指定難病に登録されている神経難病である副腎白質ジストロフィーは、国内の患者数が400人程度と推定されます。同症のひとつである大脳型副腎白質ジストロフィーは、小児科領域でよくみられる疾患であり、小児期の大脳型に対しては、発症早期の造血幹細胞移植が有効であるとされています。
一方、成人の大脳型は、比較的頻度の高い臨床病型ですが、造血幹細胞移植の報告例は少なく、その治療効果はさまざまです。成人の大脳型副腎白質ジストロフィーに対する造血幹細胞移植の治療効果は、確立されていませんでした。

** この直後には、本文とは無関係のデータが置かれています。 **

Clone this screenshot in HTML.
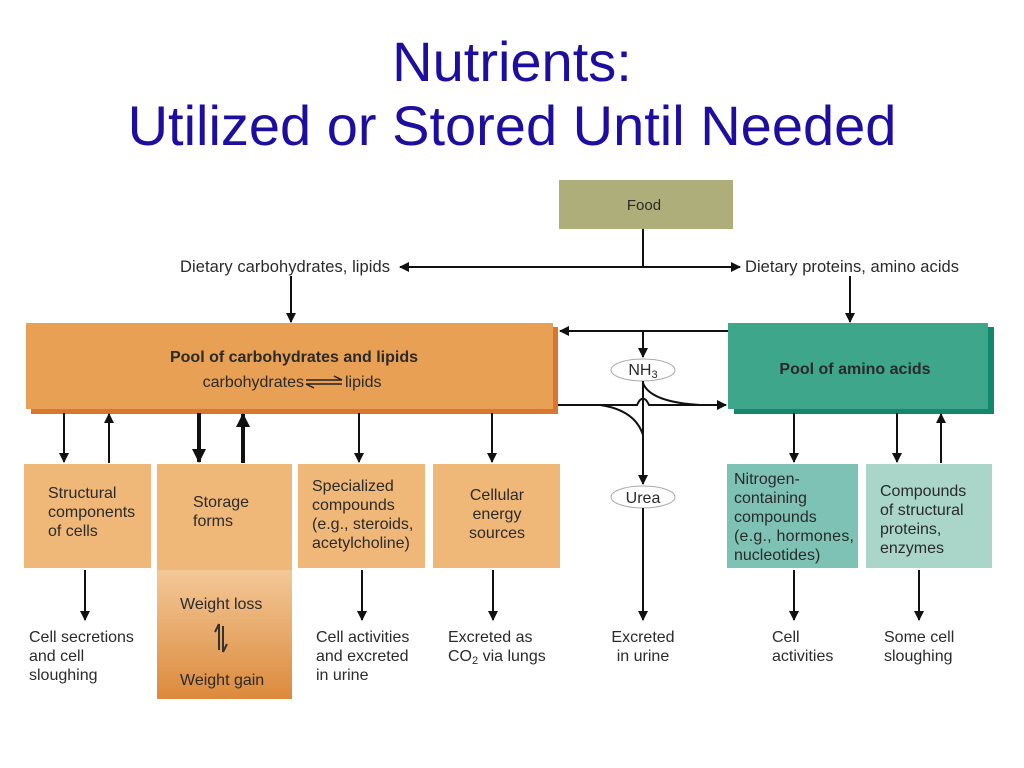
<!DOCTYPE html>
<html><head><meta charset="utf-8"><style>
html,body{margin:0;padding:0;background:#fff;}
svg{display:block;}
text{font-family:"Liberation Sans",Arial,sans-serif;fill:#2a2a2a;}
</style></head><body>
<svg width="1024" height="768" viewBox="0 0 1024 768" xmlns="http://www.w3.org/2000/svg">
<defs>
<marker id="a" markerWidth="10" markerHeight="10" refX="9" refY="5" orient="auto" markerUnits="userSpaceOnUse"><path d="M0,0 L10,5 L0,10 z" fill="#111"/></marker>
<marker id="b" markerWidth="14" markerHeight="14" refX="13" refY="7" orient="auto" markerUnits="userSpaceOnUse"><path d="M0,0 L14,7 L0,14 z" fill="#111"/></marker>
<linearGradient id="g" x1="0" y1="0" x2="0" y2="1"><stop offset="0" stop-color="#f3c898"/><stop offset="1" stop-color="#dc8a3c"/></linearGradient>
</defs>
<text x="512" y="81" font-size="56" text-anchor="middle" style="fill:#1e0ea0">Nutrients:</text>
<text x="512" y="145" font-size="56" text-anchor="middle" style="fill:#1e0ea0">Utilized or Stored Until Needed</text>

<rect x="559" y="180" width="174" height="49" fill="#aeae7a"/>
<text x="644" y="210" font-size="15" text-anchor="middle">Food</text>
<line x1="643" y1="229" x2="643" y2="267" stroke="#111" stroke-width="2"/>
<line x1="643" y1="267" x2="400" y2="267" stroke="#111" stroke-width="2" marker-end="url(#a)"/>
<line x1="643" y1="267" x2="740" y2="267" stroke="#111" stroke-width="2" marker-end="url(#a)"/>
<text x="180" y="272" font-size="16.5" textLength="210">Dietary carbohydrates, lipids</text>
<text x="745" y="272" font-size="16.5" textLength="214">Dietary proteins, amino acids</text>
<line x1="291" y1="276" x2="291" y2="322" stroke="#111" stroke-width="2" marker-end="url(#a)"/>
<line x1="850" y1="276" x2="850" y2="322" stroke="#111" stroke-width="2" marker-end="url(#a)"/>

<rect x="31" y="327" width="527" height="87" fill="#d9772e"/>
<rect x="26" y="323" width="527" height="86" fill="#e8a055"/>
<text x="294" y="362" font-size="16" font-weight="bold" text-anchor="middle">Pool of carbohydrates and lipids</text>
<text x="304" y="387" font-size="16" text-anchor="end">carbohydrates</text>
<path d="M306,380 L342,380 M334,376 L342,380 M306,384 L342,384 M306,384 L314,388" stroke="#222" stroke-width="1.5" fill="none"/>
<text x="345" y="387" font-size="16">lipids</text>

<rect x="734" y="327" width="260" height="87" fill="#12876c"/>
<rect x="728" y="323" width="260" height="86" fill="#3da68b"/>
<text x="855" y="374" font-size="16" font-weight="bold" text-anchor="middle">Pool of amino acids</text>

<line x1="728" y1="331" x2="560" y2="331" stroke="#111" stroke-width="2" marker-end="url(#a)"/>
<line x1="643" y1="331" x2="643" y2="357" stroke="#111" stroke-width="2" marker-end="url(#a)"/>
<ellipse cx="643" cy="370" rx="32" ry="11" fill="#fff" stroke="#aaa" stroke-width="1"/>
<text x="643" y="375" font-size="16" text-anchor="middle">NH<tspan font-size="11" dy="3">3</tspan></text>
<path d="M558,405 L637,405 Q643,392 649,405 L726,405" stroke="#111" stroke-width="2" fill="none" marker-end="url(#a)"/>
<path d="M600,405 Q635,410 643,435" stroke="#111" stroke-width="2" fill="none"/>
<path d="M643,383 Q650,402 700,405" stroke="#111" stroke-width="2" fill="none"/>
<line x1="643" y1="381" x2="643" y2="484" stroke="#111" stroke-width="2" marker-end="url(#a)"/>
<ellipse cx="643" cy="497" rx="32" ry="11" fill="#fff" stroke="#aaa" stroke-width="1"/>
<text x="643" y="503" font-size="16" text-anchor="middle">Urea</text>
<line x1="643" y1="508" x2="643" y2="620" stroke="#111" stroke-width="2" marker-end="url(#a)"/>

<g stroke="#111" stroke-width="2">
<line x1="64" y1="413" x2="64" y2="462" marker-end="url(#a)"/>
<line x1="109" y1="463" x2="109" y2="414" marker-end="url(#a)"/>
<line x1="359" y1="413" x2="359" y2="462" marker-end="url(#a)"/>
<line x1="492" y1="413" x2="492" y2="462" marker-end="url(#a)"/>
<line x1="794" y1="413" x2="794" y2="462" marker-end="url(#a)"/>
<line x1="897" y1="413" x2="897" y2="462" marker-end="url(#a)"/>
<line x1="941" y1="463" x2="941" y2="414" marker-end="url(#a)"/>
</g>
<g stroke="#111" stroke-width="4">
<line x1="199" y1="413" x2="199" y2="462" marker-end="url(#b)"/>
<line x1="243" y1="463" x2="243" y2="414" marker-end="url(#b)"/>
</g>

<rect x="24" y="464" width="127" height="104" fill="#f0b878"/>
<rect x="157" y="464" width="135" height="106" fill="#f0b878"/>
<rect x="157" y="570" width="135" height="129" fill="url(#g)"/>
<rect x="298" y="464" width="127" height="104" fill="#f0b878"/>
<rect x="433" y="464" width="127" height="104" fill="#f0b878"/>
<rect x="727" y="464" width="131" height="104" fill="#7ec2b6"/>
<rect x="866" y="464" width="126" height="104" fill="#a9d6c9"/>

<g font-size="16">
<text x="48" y="498">Structural</text><text x="48" y="517">components</text><text x="48" y="536">of cells</text>
<text x="193" y="507">Storage</text><text x="193" y="526">forms</text>
<text x="180" y="609">Weight loss</text><text x="180" y="685">Weight gain</text>
<text x="312" y="491">Specialized</text><text x="312" y="510">compounds</text><text x="312" y="529">(e.g., steroids,</text><text x="312" y="548">acetylcholine)</text>
<text x="497" y="500" text-anchor="middle">Cellular</text><text x="497" y="519" text-anchor="middle">energy</text><text x="497" y="538" text-anchor="middle">sources</text>
<text x="734" y="484">Nitrogen-</text><text x="734" y="503">containing</text><text x="734" y="522">compounds</text><text x="734" y="541" textLength="120">(e.g., hormones,</text><text x="734" y="560">nucleotides)</text>
<text x="880" y="496">Compounds</text><text x="880" y="515">of structural</text><text x="880" y="534">proteins,</text><text x="880" y="553">enzymes</text>
</g>
<path d="M219,624 L219,650 M219,624 L215,632 M223,626 L223,652 M223,652 L227,644" stroke="#333" stroke-width="2" fill="none"/>

<g stroke="#111" stroke-width="2">
<line x1="85" y1="570" x2="85" y2="620" marker-end="url(#a)"/>
<line x1="362" y1="570" x2="362" y2="620" marker-end="url(#a)"/>
<line x1="493" y1="570" x2="493" y2="620" marker-end="url(#a)"/>
<line x1="794" y1="570" x2="794" y2="620" marker-end="url(#a)"/>
<line x1="919" y1="570" x2="919" y2="620" marker-end="url(#a)"/>
</g>
<g font-size="16">
<text x="29" y="642">Cell secretions</text><text x="29" y="661">and cell</text><text x="29" y="680">sloughing</text>
<text x="316" y="642">Cell activities</text><text x="316" y="661">and excreted</text><text x="316" y="680">in urine</text>
<text x="448" y="642">Excreted as</text><text x="448" y="661">CO<tspan font-size="11" dy="3">2</tspan><tspan dy="-3"> via lungs</tspan></text>
<text x="643" y="642" text-anchor="middle">Excreted</text><text x="643" y="661" text-anchor="middle">in urine</text>
<text x="772" y="642">Cell</text><text x="772" y="661">activities</text>
<text x="884" y="642">Some cell</text><text x="884" y="661">sloughing</text>
</g>
</svg>
</body></html>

今回研究グループは、成人大脳型副腎白質ジストロフィーに対する造血幹細胞移植の治療効果を明らかにするため、12症例に対して移植を実施。長期間の観察に基づき、治療効果を評価しました。
その結果、治療効果は顕著であり、症状の進行を抑制できることが示されたそうです。つまり、早期に診断して早期に造血幹細胞移植を行うことで、病状の進行を止める事が可能となるとしています。

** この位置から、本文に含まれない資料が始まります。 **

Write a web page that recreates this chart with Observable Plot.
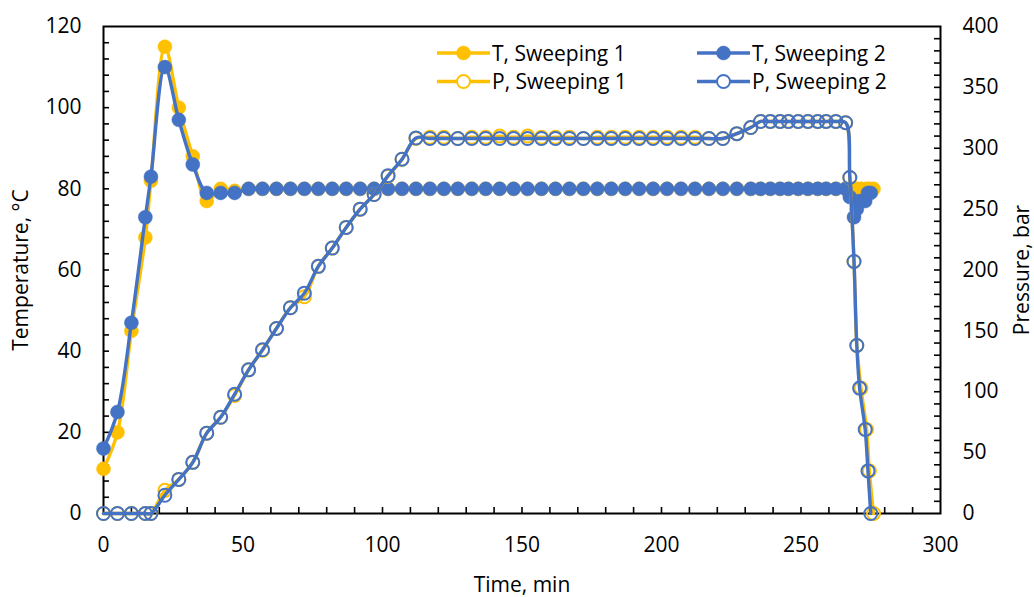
<!DOCTYPE html>
<html>
<head>
<meta charset="utf-8">
<script src="https://cdn.jsdelivr.net/npm/d3@7"></script>
<script src="https://cdn.jsdelivr.net/npm/@observablehq/plot@0.6"></script>
<style>
html, body { margin: 0; padding: 0; background: #fff; }
#chart { position: relative; width: 1034px; height: 597px; font-family: "Open Sans", sans-serif; }
#legend { position: absolute; left: 0; top: 0; pointer-events: none; }
</style>
</head>
<body>
<div id="chart"></div>
<script>
// ---------- DATA ----------
const seriesNames = ["T, Sweeping 1", "T, Sweeping 2", "P, Sweeping 1", "P, Sweeping 2"];

// Sweeping 1 (yellow)
const time1 = [0,5,10,15,17,22,27,32,37,42,47,52,57,62,67,72,77,82,87,92,97,102,107,112,117,122,127,132,137,142,147,152,157,162,167,172,177,182,187,192,197,202,207,212,217,222,227,232,235.5,239,242.5,245.5,249,252.5,256,259,262.5,266,267.5,269,270,271.5,273.5,274.5,276];
const temp1 = [11,20,45,68,82,115,100,88,77,80,79.5,
  80,80,80,80,80,80,80,80,80,80,80,80,80,80,80,80,80,80,80,80,80,80,80,80,80,80,80,80,80,80,80,80,80,80,80,80,80,80,80,80,80,80,80,80,80,80,80,
  80,80,80,80,80,80,80];
const pres1 = [0,0,0,0,0,19,28,42,66,79,97,118,134,152,169,178,203,218,235,250,262,277,291,308,
  309,309,308,309,309,310,309,310,309,309,309,308,309,309,309,309,309,309,309,309,308,308,
  312,317,322,322,322,322,322,322,322,322,322,321,276,207,138,103,69,35,0];

// Sweeping 2 (blue)
const time2 = [0,5,10,15,17,22,27,32,37,42,47,52,57,62,67,72,77,82,87,92,97,102,107,112,117,122,127,132,137,142,147,152,157,162,167,172,177,182,187,192,197,202,207,212,217,222,227,232,235.5,239,242.5,245.5,249,252.5,256,259,262.5,266,267.5,269,270,271,273,274,275];
const temp2 = [16,25,47,73,83,110,97,86,79,79,79,
  80,80,80,80,80,80,80,80,80,80,80,80,80,80,80,80,80,80,80,80,80,80,80,80,80,80,80,80,80,80,80,80,80,80,80,80,80,80,80,80,80,80,80,80,80,80,80,
  78,73,75,77,77,79,79];
const pres2 = [0,0,0,0,0,15,28,42,66,79,98,118,134.5,152,169,181,203,218,235,250,262,277.5,291,308.5,
  308,308,308,308,308,308,308,308,308,308,308,308,308,308,308,308,308,308,308,308,308,308,
  312,317,322,322,322,322,322,322,322,322,322,321,276,207,138,103,69,35,0];

// Axis ticks
const xTicks = [0,50,100,150,200,250,300];
const xMinor = [10,20,30,40,50,60,70,80,90,100,110,120,130,140,150,160,170,180,190,200,210,220,230,240,250,260,270,280,290];
const tTicks = [0,20,40,60,80,100,120];
const tMinor = [4,8,12,16,20,24,28,32,36,40,44,48,52,56,60,64,68,72,76,80,84,88,92,96,100,104,108,112,116];
const pTicks = [0,50,100,150,200,250,300,350,400];
const pMinor = [10,20,30,40,50,60,70,80,90,100,110,120,130,140,150,160,170,180,190,200,210,220,230,240,250,260,270,280,290,300,310,320,330,340,350,360,370,380,390];

// ---------- LAYOUT ----------
const W = 1034, H = 597;
const mL = 103, mR = 94, mT = 26, mB = 84;
const innerW = W - mL - mR, innerH = H - mT - mB;
const TMAX = 120, PMAX = 400, K = TMAX / PMAX;

const YELLOW = "#FFC000", BLUE = "#4472C4";

const s1 = time1.map((t, i) => ({t, T: temp1[i], P: pres1[i]}));
const s2 = time2.map((t, i) => ({t, T: temp2[i], P: pres2[i]}));

const curve = "catmull-rom";
const lineW = 3.4, rFill = 7, rOpen = 6.5;

const plot = Plot.plot({
  width: W, height: H,
  marginLeft: mL, marginRight: mR, marginTop: mT, marginBottom: mB,
  style: {fontFamily: "'Open Sans', sans-serif", fontSize: "21px", color: "#000", background: "#fff", overflow: "visible"},
  x: {domain: [0, 300]},
  y: {domain: [0, TMAX]},
  marks: [
    // inward tick marks
    Plot.ruleX(xMinor, {x: d => d, stroke: "#000", strokeWidth: 1.6, insetTop: innerH - 6}),
    Plot.ruleY(tMinor, {y: d => d, stroke: "#000", strokeWidth: 1.6, insetRight: innerW - 6}),
    Plot.ruleY(pMinor, {y: d => d * K, stroke: "#000", strokeWidth: 1.6, insetLeft: innerW - 6}),
    Plot.frame({stroke: "#000", strokeWidth: 2}),
    // axes
    Plot.axisX({ticks: xTicks, tickSize: 0, tickPadding: 24, tickFormat: d => d,
      label: "Time, min", labelAnchor: "center", labelOffset: 78, labelArrow: "none"}),
    Plot.axisY({anchor: "left", ticks: tTicks, tickSize: 0, tickPadding: 22, tickFormat: d => d,
      label: "Temperature, °C", labelAnchor: "center", labelOffset: 90, labelArrow: "none"}),
    Plot.axisY({anchor: "right", ticks: pTicks.map(p => p * K), tickSize: 0, tickPadding: 22,
      tickFormat: v => Math.round(v / K),
      label: "Pressure, bar", labelAnchor: "center", labelOffset: 88, labelArrow: "none"}),
    // T series
    Plot.line(s1, {x: "t", y: "T", stroke: YELLOW, strokeWidth: lineW, curve}),
    Plot.dot(s1, {x: "t", y: "T", fill: YELLOW, stroke: YELLOW, strokeWidth: 0.5, r: rFill}),
    Plot.line(s2, {x: "t", y: "T", stroke: BLUE, strokeWidth: lineW, curve}),
    Plot.dot(s2, {x: "t", y: "T", fill: BLUE, stroke: BLUE, strokeWidth: 0.5, r: rFill}),
    // P series (secondary axis)
    Plot.line(s1, {x: "t", y: d => d.P * K, stroke: YELLOW, strokeWidth: lineW, curve}),
    Plot.dot(s1, {x: "t", y: d => d.P * K, fill: "none", stroke: YELLOW, strokeWidth: 2, r: rOpen}),
    Plot.line(s2, {x: "t", y: d => d.P * K, stroke: BLUE, strokeWidth: lineW, curve}),
    Plot.dot(s2, {x: "t", y: d => d.P * K, fill: "none", stroke: BLUE, strokeWidth: 2, r: rOpen})
  ]
});

const chart = document.getElementById("chart");
chart.appendChild(plot);

// ---------- LEGEND (overlay) ----------
const legendItems = [
  {name: seriesNames[0], color: YELLOW, filled: true,  col: 0, row: 0},
  {name: seriesNames[1], color: BLUE,   filled: true,  col: 1, row: 0},
  {name: seriesNames[2], color: YELLOW, filled: false, col: 0, row: 1},
  {name: seriesNames[3], color: BLUE,   filled: false, col: 1, row: 1}
];
const colX = [437, 697], rowY = [53, 81.5], swW = 53;
const ns = "http://www.w3.org/2000/svg";
const lg = document.createElementNS(ns, "svg");
lg.setAttribute("id", "legend");
lg.setAttribute("width", W);
lg.setAttribute("height", H);
for (const it of legendItems) {
  const x0 = colX[it.col], y0 = rowY[it.row];
  const ln = document.createElementNS(ns, "line");
  ln.setAttribute("x1", x0); ln.setAttribute("x2", x0 + swW);
  ln.setAttribute("y1", y0); ln.setAttribute("y2", y0);
  ln.setAttribute("stroke", it.color); ln.setAttribute("stroke-width", lineW);
  lg.appendChild(ln);
  const c = document.createElementNS(ns, "circle");
  c.setAttribute("cx", x0 + swW / 2); c.setAttribute("cy", y0);
  c.setAttribute("r", it.filled ? rFill : rOpen);
  c.setAttribute("fill", it.filled ? it.color : "#fff");
  c.setAttribute("stroke", it.color); c.setAttribute("stroke-width", it.filled ? 0.5 : 2);
  lg.appendChild(c);
  const tx = document.createElementNS(ns, "text");
  tx.setAttribute("x", x0 + swW + 2); tx.setAttribute("y", y0 + 7.5);
  tx.setAttribute("font-family", "'Open Sans', sans-serif");
  tx.setAttribute("font-size", "21px");
  tx.setAttribute("fill", "#000");
  tx.textContent = it.name;
  lg.appendChild(tx);
}
chart.appendChild(lg);
</script>
</body>
</html>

今回、造血幹細胞移植を実施した12症例と実施できなかった8症例について、大脳・小脳などの病変の出現時点を起点に生存率を比較すると、造血幹細胞移植を行った症例では全員生存しており、有意に生存率が高いという結果が得られました。
研究グループはプレスリリースで、「診療現場では、診断が遅れ、治療のタイミングを逸してしまうケースが少なくなく、本症の早期診断が大切であることを広く認識していただくことが大切であると考えられます」と述べています。
副腎白質ジストロフィー
副腎白質ジストロフィーは指定難病の1つであり、X染色体上のABCD1遺伝子上の変異によって発症するX連鎖性の神経疾患で、副腎不全を伴うこともあります。発症年齢は小児期から成人までと幅広く、多彩な臨床病型を呈することが特徴です。大脳、小脳などに脱髄が生じ、比較的急速に拡大する予後不良の病型、緩徐な痙性歩行を示す病型(副腎脊髄ニューロパチー)、副腎不全症状のみを呈する病型などさまざまな病型があります。
造血幹細胞移植
造血幹細胞は、骨の中心にある骨髄や、胎児と母親をつなぐ臍帯にある臍帯血の中に存在し、血液中の細胞成分である白血球、赤血球、血小板のもととなる細胞。造血幹細胞移植では、患者さんの免疫を抑えるために大量の化学療法や全身への放射線療法を用いた前処置を行い、ドナーから提供された造血幹細胞を点滴で患者さんに投与します。